--- Start of Excerpted data ---
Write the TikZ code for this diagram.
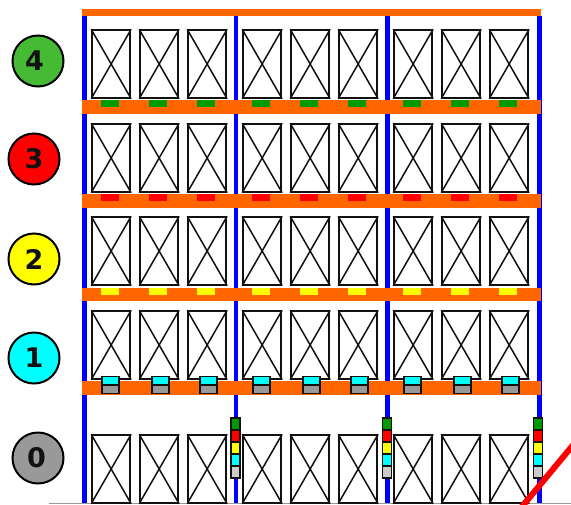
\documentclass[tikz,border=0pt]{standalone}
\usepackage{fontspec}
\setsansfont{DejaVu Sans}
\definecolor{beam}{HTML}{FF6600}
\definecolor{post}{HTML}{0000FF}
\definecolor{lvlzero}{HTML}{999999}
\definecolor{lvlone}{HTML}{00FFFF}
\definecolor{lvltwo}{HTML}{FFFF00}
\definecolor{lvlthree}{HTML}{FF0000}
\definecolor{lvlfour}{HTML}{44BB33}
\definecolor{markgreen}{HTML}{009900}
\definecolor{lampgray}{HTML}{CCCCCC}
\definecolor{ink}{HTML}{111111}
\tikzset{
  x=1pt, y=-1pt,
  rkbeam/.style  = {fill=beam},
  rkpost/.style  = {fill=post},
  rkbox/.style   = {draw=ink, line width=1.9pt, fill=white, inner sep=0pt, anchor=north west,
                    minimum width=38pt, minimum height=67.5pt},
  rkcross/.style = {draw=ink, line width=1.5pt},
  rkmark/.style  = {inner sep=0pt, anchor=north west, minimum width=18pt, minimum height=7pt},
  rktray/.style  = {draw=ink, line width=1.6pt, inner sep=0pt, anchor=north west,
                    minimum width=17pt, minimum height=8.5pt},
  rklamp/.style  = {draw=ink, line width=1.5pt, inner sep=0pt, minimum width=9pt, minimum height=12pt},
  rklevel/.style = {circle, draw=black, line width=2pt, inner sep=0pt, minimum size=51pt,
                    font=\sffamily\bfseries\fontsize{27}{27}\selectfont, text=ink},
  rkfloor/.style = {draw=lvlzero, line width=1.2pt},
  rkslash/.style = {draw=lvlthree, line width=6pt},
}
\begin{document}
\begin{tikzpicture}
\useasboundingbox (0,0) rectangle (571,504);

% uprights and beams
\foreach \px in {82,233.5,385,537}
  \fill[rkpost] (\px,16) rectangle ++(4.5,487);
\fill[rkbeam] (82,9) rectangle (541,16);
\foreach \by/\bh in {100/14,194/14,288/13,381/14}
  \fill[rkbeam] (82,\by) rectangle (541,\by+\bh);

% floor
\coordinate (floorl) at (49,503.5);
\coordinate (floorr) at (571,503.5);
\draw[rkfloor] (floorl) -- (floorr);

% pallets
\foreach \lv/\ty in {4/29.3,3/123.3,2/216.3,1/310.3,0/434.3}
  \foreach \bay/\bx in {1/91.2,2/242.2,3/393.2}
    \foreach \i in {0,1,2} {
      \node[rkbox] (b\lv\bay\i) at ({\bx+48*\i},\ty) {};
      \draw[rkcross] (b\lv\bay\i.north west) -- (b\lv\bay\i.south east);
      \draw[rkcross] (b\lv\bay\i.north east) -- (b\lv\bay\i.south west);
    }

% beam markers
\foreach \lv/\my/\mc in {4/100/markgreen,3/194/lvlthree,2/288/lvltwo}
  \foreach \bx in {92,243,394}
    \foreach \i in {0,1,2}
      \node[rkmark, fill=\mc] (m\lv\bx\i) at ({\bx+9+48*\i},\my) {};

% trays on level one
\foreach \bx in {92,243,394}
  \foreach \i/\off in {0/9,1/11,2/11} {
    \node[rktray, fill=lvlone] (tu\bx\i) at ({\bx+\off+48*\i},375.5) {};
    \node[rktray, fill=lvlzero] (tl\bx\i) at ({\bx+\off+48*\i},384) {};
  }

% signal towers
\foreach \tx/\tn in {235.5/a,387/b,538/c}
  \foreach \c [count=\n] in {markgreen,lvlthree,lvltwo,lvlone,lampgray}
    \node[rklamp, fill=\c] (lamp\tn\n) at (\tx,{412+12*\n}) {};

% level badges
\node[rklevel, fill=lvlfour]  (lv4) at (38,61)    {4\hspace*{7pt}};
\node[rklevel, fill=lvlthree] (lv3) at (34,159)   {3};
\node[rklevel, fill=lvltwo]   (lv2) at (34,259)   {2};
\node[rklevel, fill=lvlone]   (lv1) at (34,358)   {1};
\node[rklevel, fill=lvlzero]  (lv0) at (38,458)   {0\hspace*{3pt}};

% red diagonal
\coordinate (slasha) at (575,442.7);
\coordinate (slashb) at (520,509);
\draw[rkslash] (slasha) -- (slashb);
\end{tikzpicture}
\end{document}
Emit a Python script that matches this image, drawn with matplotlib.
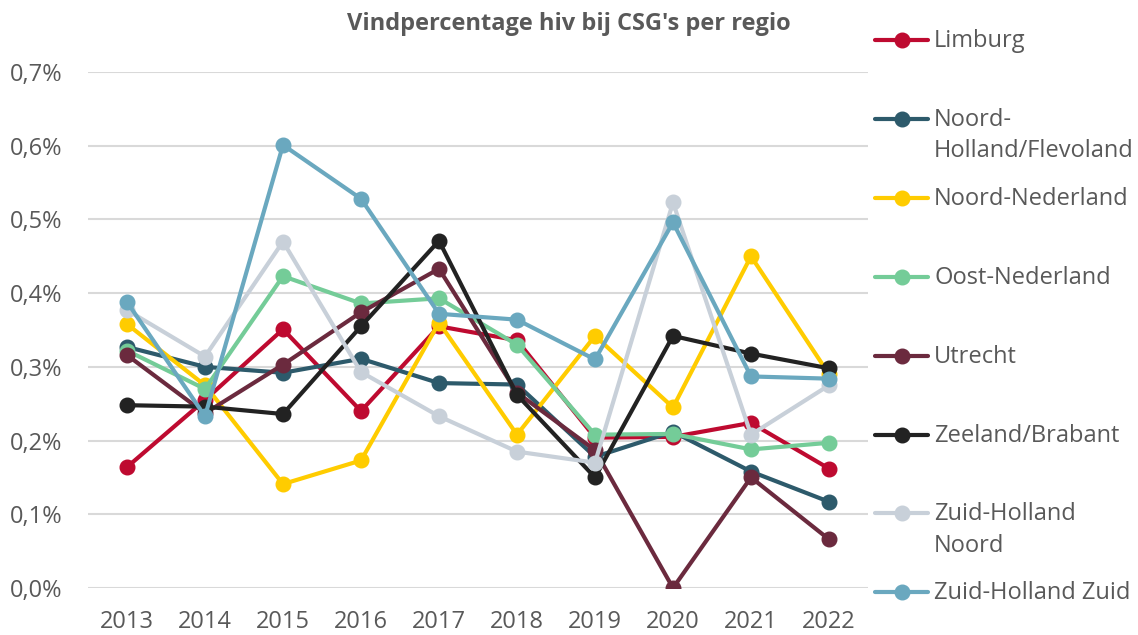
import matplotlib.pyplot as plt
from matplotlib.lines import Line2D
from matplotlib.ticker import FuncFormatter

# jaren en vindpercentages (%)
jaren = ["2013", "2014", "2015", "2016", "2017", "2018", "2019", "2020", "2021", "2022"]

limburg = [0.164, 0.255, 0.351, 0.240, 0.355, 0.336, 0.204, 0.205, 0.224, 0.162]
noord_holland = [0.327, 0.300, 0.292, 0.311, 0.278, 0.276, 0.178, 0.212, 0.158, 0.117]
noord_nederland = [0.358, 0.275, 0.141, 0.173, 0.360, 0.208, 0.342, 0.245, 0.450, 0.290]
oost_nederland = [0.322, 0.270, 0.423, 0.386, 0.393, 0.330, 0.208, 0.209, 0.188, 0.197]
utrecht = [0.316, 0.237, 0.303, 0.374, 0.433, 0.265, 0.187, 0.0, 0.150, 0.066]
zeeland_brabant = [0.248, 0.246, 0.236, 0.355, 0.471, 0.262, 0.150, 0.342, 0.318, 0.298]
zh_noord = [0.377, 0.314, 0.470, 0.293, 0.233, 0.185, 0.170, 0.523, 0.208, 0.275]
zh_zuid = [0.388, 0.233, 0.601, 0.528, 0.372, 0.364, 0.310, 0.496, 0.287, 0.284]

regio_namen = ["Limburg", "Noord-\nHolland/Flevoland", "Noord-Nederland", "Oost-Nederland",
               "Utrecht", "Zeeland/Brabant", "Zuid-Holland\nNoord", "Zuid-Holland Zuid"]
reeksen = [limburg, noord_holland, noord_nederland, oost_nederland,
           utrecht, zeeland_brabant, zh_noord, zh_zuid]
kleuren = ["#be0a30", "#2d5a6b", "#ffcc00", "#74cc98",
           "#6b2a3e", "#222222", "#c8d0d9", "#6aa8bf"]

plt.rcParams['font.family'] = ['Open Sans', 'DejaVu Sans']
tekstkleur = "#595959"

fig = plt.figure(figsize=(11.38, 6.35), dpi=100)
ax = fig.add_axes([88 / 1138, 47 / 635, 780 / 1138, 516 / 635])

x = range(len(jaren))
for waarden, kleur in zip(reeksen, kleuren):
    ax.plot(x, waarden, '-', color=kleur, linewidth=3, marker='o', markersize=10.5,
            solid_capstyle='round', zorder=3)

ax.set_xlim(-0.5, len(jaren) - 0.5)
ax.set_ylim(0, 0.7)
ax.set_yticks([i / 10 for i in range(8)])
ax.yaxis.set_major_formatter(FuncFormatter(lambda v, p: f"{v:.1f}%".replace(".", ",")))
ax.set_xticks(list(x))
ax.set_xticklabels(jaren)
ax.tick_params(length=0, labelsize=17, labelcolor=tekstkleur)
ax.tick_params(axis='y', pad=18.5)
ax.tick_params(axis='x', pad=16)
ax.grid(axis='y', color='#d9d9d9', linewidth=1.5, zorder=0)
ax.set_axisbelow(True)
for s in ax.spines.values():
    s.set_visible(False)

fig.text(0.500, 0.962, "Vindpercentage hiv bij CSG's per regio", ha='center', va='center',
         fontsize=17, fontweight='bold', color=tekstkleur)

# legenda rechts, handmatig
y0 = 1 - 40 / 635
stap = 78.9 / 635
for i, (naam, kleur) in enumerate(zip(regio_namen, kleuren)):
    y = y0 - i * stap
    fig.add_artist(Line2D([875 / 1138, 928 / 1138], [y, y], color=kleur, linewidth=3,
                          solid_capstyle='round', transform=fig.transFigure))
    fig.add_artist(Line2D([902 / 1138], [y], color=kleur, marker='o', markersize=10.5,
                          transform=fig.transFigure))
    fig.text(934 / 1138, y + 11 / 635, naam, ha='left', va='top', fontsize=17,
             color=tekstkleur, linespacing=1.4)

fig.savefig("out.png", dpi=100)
--- End of Excerpted data ---
## Problem to solve
Only the lines from the start of the records above through the line containing "(floorl) -- (floorr);" should be returned, exactly and with both ends, please; the pictures stay out.

## Correct response
Write the TikZ code for this diagram.
\documentclass[tikz,border=0pt]{standalone}
\usepackage{fontspec}
\setsansfont{DejaVu Sans}
\definecolor{beam}{HTML}{FF6600}
\definecolor{post}{HTML}{0000FF}
\definecolor{lvlzero}{HTML}{999999}
\definecolor{lvlone}{HTML}{00FFFF}
\definecolor{lvltwo}{HTML}{FFFF00}
\definecolor{lvlthree}{HTML}{FF0000}
\definecolor{lvlfour}{HTML}{44BB33}
\definecolor{markgreen}{HTML}{009900}
\definecolor{lampgray}{HTML}{CCCCCC}
\definecolor{ink}{HTML}{111111}
\tikzset{
  x=1pt, y=-1pt,
  rkbeam/.style  = {fill=beam},
  rkpost/.style  = {fill=post},
  rkbox/.style   = {draw=ink, line width=1.9pt, fill=white, inner sep=0pt, anchor=north west,
                    minimum width=38pt, minimum height=67.5pt},
  rkcross/.style = {draw=ink, line width=1.5pt},
  rkmark/.style  = {inner sep=0pt, anchor=north west, minimum width=18pt, minimum height=7pt},
  rktray/.style  = {draw=ink, line width=1.6pt, inner sep=0pt, anchor=north west,
                    minimum width=17pt, minimum height=8.5pt},
  rklamp/.style  = {draw=ink, line width=1.5pt, inner sep=0pt, minimum width=9pt, minimum height=12pt},
  rklevel/.style = {circle, draw=black, line width=2pt, inner sep=0pt, minimum size=51pt,
                    font=\sffamily\bfseries\fontsize{27}{27}\selectfont, text=ink},
  rkfloor/.style = {draw=lvlzero, line width=1.2pt},
  rkslash/.style = {draw=lvlthree, line width=6pt},
}
\begin{document}
\begin{tikzpicture}
\useasboundingbox (0,0) rectangle (571,504);

% uprights and beams
\foreach \px in {82,233.5,385,537}
  \fill[rkpost] (\px,16) rectangle ++(4.5,487);
\fill[rkbeam] (82,9) rectangle (541,16);
\foreach \by/\bh in {100/14,194/14,288/13,381/14}
  \fill[rkbeam] (82,\by) rectangle (541,\by+\bh);

% floor
\coordinate (floorl) at (49,503.5);
\coordinate (floorr) at (571,503.5);
\draw[rkfloor] (floorl) -- (floorr);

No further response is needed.